## [Exercise goal]
Every record should be copied exactly, except that pictures are to be omitted.

## [Data to use]
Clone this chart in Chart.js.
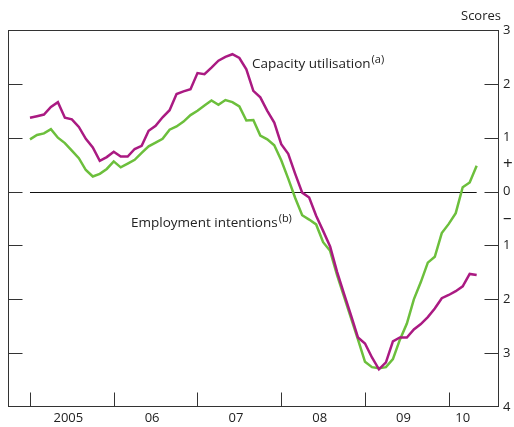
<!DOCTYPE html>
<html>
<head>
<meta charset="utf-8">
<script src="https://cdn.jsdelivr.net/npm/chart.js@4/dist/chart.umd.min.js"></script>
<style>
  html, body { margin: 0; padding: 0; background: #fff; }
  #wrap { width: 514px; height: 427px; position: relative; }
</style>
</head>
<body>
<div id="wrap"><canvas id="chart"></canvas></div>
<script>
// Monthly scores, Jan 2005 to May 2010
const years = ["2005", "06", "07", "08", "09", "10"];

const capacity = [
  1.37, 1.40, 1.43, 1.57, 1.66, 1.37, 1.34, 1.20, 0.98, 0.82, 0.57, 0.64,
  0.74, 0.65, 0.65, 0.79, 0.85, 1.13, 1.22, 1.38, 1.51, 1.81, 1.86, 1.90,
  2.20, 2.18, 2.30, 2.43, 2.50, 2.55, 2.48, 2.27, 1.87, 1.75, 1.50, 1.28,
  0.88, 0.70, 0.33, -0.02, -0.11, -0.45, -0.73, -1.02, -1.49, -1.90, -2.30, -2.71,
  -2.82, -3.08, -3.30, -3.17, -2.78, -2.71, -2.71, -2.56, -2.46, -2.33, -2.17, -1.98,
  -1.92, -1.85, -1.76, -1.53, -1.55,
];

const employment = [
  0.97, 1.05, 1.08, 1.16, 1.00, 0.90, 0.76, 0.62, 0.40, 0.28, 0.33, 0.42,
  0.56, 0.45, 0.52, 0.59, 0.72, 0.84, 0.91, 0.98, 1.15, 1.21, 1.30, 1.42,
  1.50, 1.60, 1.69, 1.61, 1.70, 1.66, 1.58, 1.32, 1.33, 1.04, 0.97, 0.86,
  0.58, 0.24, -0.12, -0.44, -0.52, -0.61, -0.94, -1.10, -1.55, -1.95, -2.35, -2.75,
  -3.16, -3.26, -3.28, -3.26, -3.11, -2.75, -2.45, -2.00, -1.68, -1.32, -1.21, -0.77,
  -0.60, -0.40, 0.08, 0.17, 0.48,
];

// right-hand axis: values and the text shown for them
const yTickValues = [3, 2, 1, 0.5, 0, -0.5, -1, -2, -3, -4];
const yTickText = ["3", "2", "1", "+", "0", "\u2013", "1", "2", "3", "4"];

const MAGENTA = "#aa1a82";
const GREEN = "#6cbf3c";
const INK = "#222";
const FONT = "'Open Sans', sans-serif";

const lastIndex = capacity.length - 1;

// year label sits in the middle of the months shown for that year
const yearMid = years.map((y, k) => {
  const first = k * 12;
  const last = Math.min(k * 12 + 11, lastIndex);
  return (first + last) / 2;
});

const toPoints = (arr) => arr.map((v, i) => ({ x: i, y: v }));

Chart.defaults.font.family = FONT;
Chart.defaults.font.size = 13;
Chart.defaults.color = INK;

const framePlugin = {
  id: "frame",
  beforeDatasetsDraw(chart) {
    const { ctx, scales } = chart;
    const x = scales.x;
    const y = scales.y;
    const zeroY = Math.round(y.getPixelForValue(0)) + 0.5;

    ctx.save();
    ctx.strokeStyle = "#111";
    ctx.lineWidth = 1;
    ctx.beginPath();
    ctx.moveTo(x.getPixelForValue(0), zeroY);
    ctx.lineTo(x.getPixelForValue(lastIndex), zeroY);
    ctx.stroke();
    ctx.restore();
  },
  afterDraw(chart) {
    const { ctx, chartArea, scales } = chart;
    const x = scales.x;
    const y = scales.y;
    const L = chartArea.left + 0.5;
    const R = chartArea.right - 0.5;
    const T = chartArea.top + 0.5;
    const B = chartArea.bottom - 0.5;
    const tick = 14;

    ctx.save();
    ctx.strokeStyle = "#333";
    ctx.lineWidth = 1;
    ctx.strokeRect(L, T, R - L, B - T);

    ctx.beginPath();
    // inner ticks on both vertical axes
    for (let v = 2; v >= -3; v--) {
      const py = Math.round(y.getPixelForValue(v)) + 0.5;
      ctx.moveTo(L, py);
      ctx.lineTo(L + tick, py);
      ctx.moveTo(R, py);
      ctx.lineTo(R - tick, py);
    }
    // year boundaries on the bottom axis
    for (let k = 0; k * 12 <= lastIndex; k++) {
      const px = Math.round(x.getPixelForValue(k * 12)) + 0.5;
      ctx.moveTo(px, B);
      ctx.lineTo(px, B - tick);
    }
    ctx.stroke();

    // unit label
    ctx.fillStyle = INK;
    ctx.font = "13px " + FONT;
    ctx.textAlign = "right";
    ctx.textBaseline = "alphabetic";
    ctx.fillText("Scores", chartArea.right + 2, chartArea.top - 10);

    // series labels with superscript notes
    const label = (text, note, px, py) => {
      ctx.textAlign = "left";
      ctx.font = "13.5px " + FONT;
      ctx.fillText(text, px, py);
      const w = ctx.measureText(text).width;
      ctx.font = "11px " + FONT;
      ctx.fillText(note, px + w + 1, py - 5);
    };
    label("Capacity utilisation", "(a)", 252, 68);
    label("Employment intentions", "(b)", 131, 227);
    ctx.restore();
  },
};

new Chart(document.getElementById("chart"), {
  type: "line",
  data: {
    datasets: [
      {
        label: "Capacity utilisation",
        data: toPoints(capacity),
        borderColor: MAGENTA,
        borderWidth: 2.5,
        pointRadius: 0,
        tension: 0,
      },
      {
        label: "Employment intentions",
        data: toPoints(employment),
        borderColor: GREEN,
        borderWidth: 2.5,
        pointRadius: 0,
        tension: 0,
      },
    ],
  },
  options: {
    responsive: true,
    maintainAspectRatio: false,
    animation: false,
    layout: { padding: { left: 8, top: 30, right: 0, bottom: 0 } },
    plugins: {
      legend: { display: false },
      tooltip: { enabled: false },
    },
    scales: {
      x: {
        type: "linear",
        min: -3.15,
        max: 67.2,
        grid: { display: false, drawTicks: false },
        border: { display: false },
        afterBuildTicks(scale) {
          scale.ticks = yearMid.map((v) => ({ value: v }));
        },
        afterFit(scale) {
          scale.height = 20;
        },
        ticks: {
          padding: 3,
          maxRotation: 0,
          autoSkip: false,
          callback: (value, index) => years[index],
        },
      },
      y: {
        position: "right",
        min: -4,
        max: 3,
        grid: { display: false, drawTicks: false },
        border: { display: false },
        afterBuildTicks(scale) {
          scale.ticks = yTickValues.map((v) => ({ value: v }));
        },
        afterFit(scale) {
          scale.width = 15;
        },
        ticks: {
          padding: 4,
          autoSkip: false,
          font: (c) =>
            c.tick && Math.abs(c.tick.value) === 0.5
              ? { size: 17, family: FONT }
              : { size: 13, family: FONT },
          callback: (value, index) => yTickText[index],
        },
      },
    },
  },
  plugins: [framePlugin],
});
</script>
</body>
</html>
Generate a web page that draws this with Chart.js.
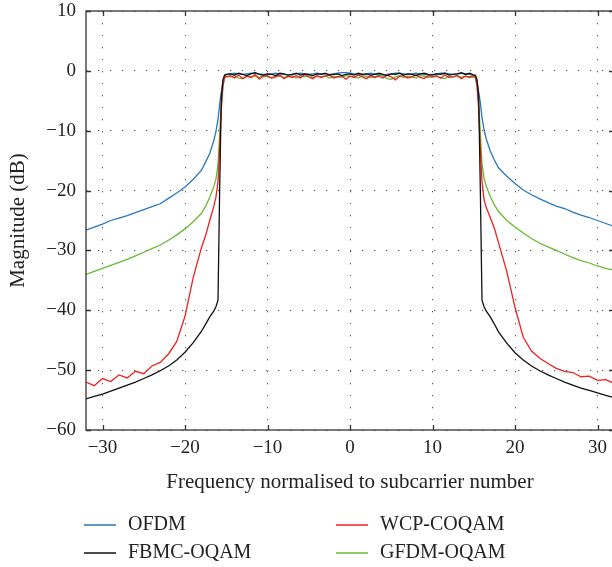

## [The output]
Clone this chart in Chart.js.
<!DOCTYPE html>
<html>
<head>
<meta charset="utf-8">
<script src="https://cdn.jsdelivr.net/npm/chart.js@4/dist/chart.umd.min.js"></script>
<style>
  html, body { margin: 0; padding: 0; background: #fff; }
  #wrap { width: 514px; height: 427px; position: relative; }
</style>
</head>
<body>
<div id="wrap"><canvas id="chart"></canvas></div>
<script>
// Monthly scores, Jan 2005 to May 2010
const years = ["2005", "06", "07", "08", "09", "10"];

const capacity = [
  1.37, 1.40, 1.43, 1.57, 1.66, 1.37, 1.34, 1.20, 0.98, 0.82, 0.57, 0.64,
  0.74, 0.65, 0.65, 0.79, 0.85, 1.13, 1.22, 1.38, 1.51, 1.81, 1.86, 1.90,
  2.20, 2.18, 2.30, 2.43, 2.50, 2.55, 2.48, 2.27, 1.87, 1.75, 1.50, 1.28,
  0.88, 0.70, 0.33, -0.02, -0.11, -0.45, -0.73, -1.02, -1.49, -1.90, -2.30, -2.71,
  -2.82, -3.08, -3.30, -3.17, -2.78, -2.71, -2.71, -2.56, -2.46, -2.33, -2.17, -1.98,
  -1.92, -1.85, -1.76, -1.53, -1.55,
];

const employment = [
  0.97, 1.05, 1.08, 1.16, 1.00, 0.90, 0.76, 0.62, 0.40, 0.28, 0.33, 0.42,
  0.56, 0.45, 0.52, 0.59, 0.72, 0.84, 0.91, 0.98, 1.15, 1.21, 1.30, 1.42,
  1.50, 1.60, 1.69, 1.61, 1.70, 1.66, 1.58, 1.32, 1.33, 1.04, 0.97, 0.86,
  0.58, 0.24, -0.12, -0.44, -0.52, -0.61, -0.94, -1.10, -1.55, -1.95, -2.35, -2.75,
  -3.16, -3.26, -3.28, -3.26, -3.11, -2.75, -2.45, -2.00, -1.68, -1.32, -1.21, -0.77,
  -0.60, -0.40, 0.08, 0.17, 0.48,
];

// right-hand axis: values and the text shown for them
const yTickValues = [3, 2, 1, 0.5, 0, -0.5, -1, -2, -3, -4];
const yTickText = ["3", "2", "1", "+", "0", "\u2013", "1", "2", "3", "4"];

const MAGENTA = "#aa1a82";
const GREEN = "#6cbf3c";
const INK = "#222";
const FONT = "'Open Sans', sans-serif";

const lastIndex = capacity.length - 1;

// year label sits in the middle of the months shown for that year
const yearMid = years.map((y, k) => {
  const first = k * 12;
  const last = Math.min(k * 12 + 11, lastIndex);
  return (first + last) / 2;
});

const toPoints = (arr) => arr.map((v, i) => ({ x: i, y: v }));

Chart.defaults.font.family = FONT;
Chart.defaults.font.size = 13;
Chart.defaults.color = INK;

const framePlugin = {
  id: "frame",
  beforeDatasetsDraw(chart) {
    const { ctx, scales } = chart;
    const x = scales.x;
    const y = scales.y;
    const zeroY = Math.round(y.getPixelForValue(0)) + 0.5;

    ctx.save();
    ctx.strokeStyle = "#111";
    ctx.lineWidth = 1;
    ctx.beginPath();
    ctx.moveTo(x.getPixelForValue(0), zeroY);
    ctx.lineTo(x.getPixelForValue(lastIndex), zeroY);
    ctx.stroke();
    ctx.restore();
  },
  afterDraw(chart) {
    const { ctx, chartArea, scales } = chart;
    const x = scales.x;
    const y = scales.y;
    const L = chartArea.left + 0.5;
    const R = chartArea.right - 0.5;
    const T = chartArea.top + 0.5;
    const B = chartArea.bottom - 0.5;
    const tick = 14;

    ctx.save();
    ctx.strokeStyle = "#333";
    ctx.lineWidth = 1;
    ctx.strokeRect(L, T, R - L, B - T);

    ctx.beginPath();
    // inner ticks on both vertical axes
    for (let v = 2; v >= -3; v--) {
      const py = Math.round(y.getPixelForValue(v)) + 0.5;
      ctx.moveTo(L, py);
      ctx.lineTo(L + tick, py);
      ctx.moveTo(R, py);
      ctx.lineTo(R - tick, py);
    }
    // year boundaries on the bottom axis
    for (let k = 0; k * 12 <= lastIndex; k++) {
      const px = Math.round(x.getPixelForValue(k * 12)) + 0.5;
      ctx.moveTo(px, B);
      ctx.lineTo(px, B - tick);
    }
    ctx.stroke();

    // unit label
    ctx.fillStyle = INK;
    ctx.font = "13px " + FONT;
    ctx.textAlign = "right";
    ctx.textBaseline = "alphabetic";
    ctx.fillText("Scores", chartArea.right + 2, chartArea.top - 10);

    // series labels with superscript notes
    const label = (text, note, px, py) => {
      ctx.textAlign = "left";
      ctx.font = "13.5px " + FONT;
      ctx.fillText(text, px, py);
      const w = ctx.measureText(text).width;
      ctx.font = "11px " + FONT;
      ctx.fillText(note, px + w + 1, py - 5);
    };
    label("Capacity utilisation", "(a)", 252, 68);
    label("Employment intentions", "(b)", 131, 227);
    ctx.restore();
  },
};

new Chart(document.getElementById("chart"), {
  type: "line",
  data: {
    datasets: [
      {
        label: "Capacity utilisation",
        data: toPoints(capacity),
        borderColor: MAGENTA,
        borderWidth: 2.5,
        pointRadius: 0,
        tension: 0,
      },
      {
        label: "Employment intentions",
        data: toPoints(employment),
        borderColor: GREEN,
        borderWidth: 2.5,
        pointRadius: 0,
        tension: 0,
      },
    ],
  },
  options: {
    responsive: true,
    maintainAspectRatio: false,
    animation: false,
    layout: { padding: { left: 8, top: 30, right: 0, bottom: 0 } },
    plugins: {
      legend: { display: false },
      tooltip: { enabled: false },
    },
    scales: {
      x: {
        type: "linear",
        min: -3.15,
        max: 67.2,
        grid: { display: false, drawTicks: false },
        border: { display: false },
        afterBuildTicks(scale) {
          scale.ticks = yearMid.map((v) => ({ value: v }));
        },
        afterFit(scale) {
          scale.height = 20;
        },
        ticks: {
          padding: 3,
          maxRotation: 0,
          autoSkip: false,
          callback: (value, index) => years[index],
        },
      },
      y: {
        position: "right",
        min: -4,
        max: 3,
        grid: { display: false, drawTicks: false },
        border: { display: false },
        afterBuildTicks(scale) {
          scale.ticks = yTickValues.map((v) => ({ value: v }));
        },
        afterFit(scale) {
          scale.width = 15;
        },
        ticks: {
          padding: 4,
          autoSkip: false,
          font: (c) =>
            c.tick && Math.abs(c.tick.value) === 0.5
              ? { size: 17, family: FONT }
              : { size: 13, family: FONT },
          callback: (value, index) => yTickText[index],
        },
      },
    },
  },
  plugins: [framePlugin],
});
</script>
</body>
</html>
Generate a web page that draws this with Chart.js.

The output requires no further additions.